- [Prompt]
Gather each line of the records where "this" appears.

- [Provided records]
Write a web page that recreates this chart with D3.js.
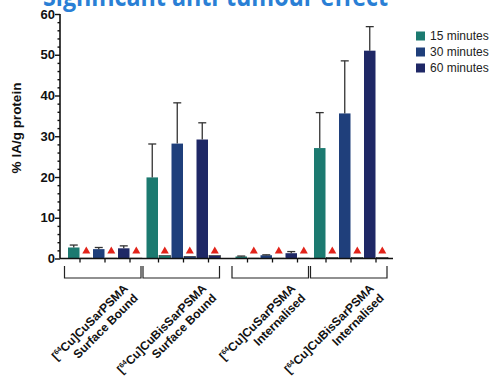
==
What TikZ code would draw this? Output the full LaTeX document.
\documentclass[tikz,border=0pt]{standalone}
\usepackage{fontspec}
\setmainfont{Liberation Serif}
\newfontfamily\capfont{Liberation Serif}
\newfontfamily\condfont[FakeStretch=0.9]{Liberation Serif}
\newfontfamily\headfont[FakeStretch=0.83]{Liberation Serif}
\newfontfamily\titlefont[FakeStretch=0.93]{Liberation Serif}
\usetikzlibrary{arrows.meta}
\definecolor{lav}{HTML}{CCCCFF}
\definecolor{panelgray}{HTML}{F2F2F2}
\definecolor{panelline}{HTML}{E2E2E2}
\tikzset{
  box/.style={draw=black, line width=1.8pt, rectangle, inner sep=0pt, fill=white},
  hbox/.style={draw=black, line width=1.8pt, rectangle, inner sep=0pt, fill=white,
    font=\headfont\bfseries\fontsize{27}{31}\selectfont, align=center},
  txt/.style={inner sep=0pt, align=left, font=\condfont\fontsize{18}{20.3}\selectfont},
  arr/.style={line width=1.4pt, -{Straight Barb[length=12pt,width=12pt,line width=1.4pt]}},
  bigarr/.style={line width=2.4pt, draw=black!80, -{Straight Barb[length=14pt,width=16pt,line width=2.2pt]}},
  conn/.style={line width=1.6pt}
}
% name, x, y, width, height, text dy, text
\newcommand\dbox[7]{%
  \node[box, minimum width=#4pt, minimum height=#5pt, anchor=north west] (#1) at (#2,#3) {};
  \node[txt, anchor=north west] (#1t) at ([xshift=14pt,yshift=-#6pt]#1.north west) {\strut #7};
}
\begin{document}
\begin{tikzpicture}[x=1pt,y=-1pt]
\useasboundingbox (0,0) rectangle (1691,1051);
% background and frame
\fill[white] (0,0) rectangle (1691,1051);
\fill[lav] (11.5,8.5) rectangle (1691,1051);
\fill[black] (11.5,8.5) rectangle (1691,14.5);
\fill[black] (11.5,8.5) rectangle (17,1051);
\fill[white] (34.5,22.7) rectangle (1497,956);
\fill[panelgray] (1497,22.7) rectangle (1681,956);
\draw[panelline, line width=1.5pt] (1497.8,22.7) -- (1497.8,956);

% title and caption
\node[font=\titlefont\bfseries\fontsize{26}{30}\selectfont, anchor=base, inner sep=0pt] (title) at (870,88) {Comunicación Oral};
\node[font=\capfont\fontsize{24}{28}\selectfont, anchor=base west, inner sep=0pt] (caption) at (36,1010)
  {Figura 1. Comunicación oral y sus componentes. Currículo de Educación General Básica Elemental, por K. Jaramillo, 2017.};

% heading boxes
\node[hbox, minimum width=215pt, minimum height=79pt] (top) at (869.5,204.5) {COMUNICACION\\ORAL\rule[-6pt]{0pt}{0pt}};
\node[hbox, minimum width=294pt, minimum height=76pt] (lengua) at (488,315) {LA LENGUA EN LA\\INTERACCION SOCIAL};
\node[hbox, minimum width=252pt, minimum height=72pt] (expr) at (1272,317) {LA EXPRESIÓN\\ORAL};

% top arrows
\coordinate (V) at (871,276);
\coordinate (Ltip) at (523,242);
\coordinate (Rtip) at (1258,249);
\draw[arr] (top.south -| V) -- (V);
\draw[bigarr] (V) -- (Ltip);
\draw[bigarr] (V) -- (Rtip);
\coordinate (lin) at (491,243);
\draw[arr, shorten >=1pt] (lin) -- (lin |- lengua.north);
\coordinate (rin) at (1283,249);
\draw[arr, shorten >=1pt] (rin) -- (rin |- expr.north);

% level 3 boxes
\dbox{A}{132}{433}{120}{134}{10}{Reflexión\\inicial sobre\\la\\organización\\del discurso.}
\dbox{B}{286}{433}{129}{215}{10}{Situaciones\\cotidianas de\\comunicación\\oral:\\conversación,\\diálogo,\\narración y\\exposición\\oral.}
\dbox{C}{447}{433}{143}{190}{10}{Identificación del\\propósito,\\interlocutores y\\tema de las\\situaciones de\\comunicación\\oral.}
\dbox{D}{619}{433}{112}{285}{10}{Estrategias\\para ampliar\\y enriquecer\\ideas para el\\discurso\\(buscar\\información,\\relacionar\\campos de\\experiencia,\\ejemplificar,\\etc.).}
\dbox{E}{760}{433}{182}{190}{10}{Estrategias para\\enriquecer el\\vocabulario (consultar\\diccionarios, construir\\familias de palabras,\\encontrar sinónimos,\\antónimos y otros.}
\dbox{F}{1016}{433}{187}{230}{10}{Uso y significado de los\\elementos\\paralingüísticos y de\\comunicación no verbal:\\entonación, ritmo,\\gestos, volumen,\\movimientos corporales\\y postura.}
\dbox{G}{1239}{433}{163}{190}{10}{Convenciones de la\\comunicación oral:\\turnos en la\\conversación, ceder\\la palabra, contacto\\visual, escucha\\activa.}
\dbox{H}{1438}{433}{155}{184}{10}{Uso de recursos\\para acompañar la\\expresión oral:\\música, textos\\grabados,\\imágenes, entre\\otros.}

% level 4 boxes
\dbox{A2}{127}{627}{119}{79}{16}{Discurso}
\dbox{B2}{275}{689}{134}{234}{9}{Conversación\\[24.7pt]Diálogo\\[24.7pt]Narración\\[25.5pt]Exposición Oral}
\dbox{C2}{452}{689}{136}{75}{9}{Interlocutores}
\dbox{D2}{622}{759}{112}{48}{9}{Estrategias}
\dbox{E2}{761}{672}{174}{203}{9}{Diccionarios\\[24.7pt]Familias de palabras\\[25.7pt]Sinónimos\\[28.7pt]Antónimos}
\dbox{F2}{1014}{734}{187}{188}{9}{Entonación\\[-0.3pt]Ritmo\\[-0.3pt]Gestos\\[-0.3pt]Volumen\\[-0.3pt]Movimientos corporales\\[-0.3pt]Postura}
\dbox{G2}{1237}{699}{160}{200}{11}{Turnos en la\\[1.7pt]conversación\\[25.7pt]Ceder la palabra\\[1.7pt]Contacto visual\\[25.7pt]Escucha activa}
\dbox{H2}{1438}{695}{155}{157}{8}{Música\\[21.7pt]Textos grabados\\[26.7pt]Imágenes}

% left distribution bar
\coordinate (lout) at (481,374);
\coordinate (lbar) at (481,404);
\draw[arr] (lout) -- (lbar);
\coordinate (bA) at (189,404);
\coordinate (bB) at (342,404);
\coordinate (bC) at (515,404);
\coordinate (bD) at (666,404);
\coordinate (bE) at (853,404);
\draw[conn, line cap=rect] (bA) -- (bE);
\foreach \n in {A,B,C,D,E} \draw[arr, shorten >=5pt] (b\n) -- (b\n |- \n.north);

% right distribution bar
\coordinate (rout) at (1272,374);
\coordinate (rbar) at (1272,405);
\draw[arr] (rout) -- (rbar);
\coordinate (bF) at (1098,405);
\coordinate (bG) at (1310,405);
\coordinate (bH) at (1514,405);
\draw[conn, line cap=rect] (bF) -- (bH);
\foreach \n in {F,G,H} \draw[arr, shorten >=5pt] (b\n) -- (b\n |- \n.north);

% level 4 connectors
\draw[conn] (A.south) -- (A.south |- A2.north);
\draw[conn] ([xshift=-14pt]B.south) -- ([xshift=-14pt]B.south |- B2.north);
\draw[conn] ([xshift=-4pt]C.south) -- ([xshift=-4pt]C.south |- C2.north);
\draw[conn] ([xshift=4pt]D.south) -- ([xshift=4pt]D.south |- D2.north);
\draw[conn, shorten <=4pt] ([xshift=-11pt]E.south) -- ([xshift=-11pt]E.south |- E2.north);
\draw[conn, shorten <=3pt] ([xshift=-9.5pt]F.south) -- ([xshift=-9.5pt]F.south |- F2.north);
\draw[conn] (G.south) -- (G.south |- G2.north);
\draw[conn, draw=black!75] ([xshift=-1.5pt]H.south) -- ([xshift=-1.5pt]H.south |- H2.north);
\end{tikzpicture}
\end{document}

- [Exercise result]
Write a web page that recreates this chart with D3.js.
What TikZ code would draw this? Output the full LaTeX document.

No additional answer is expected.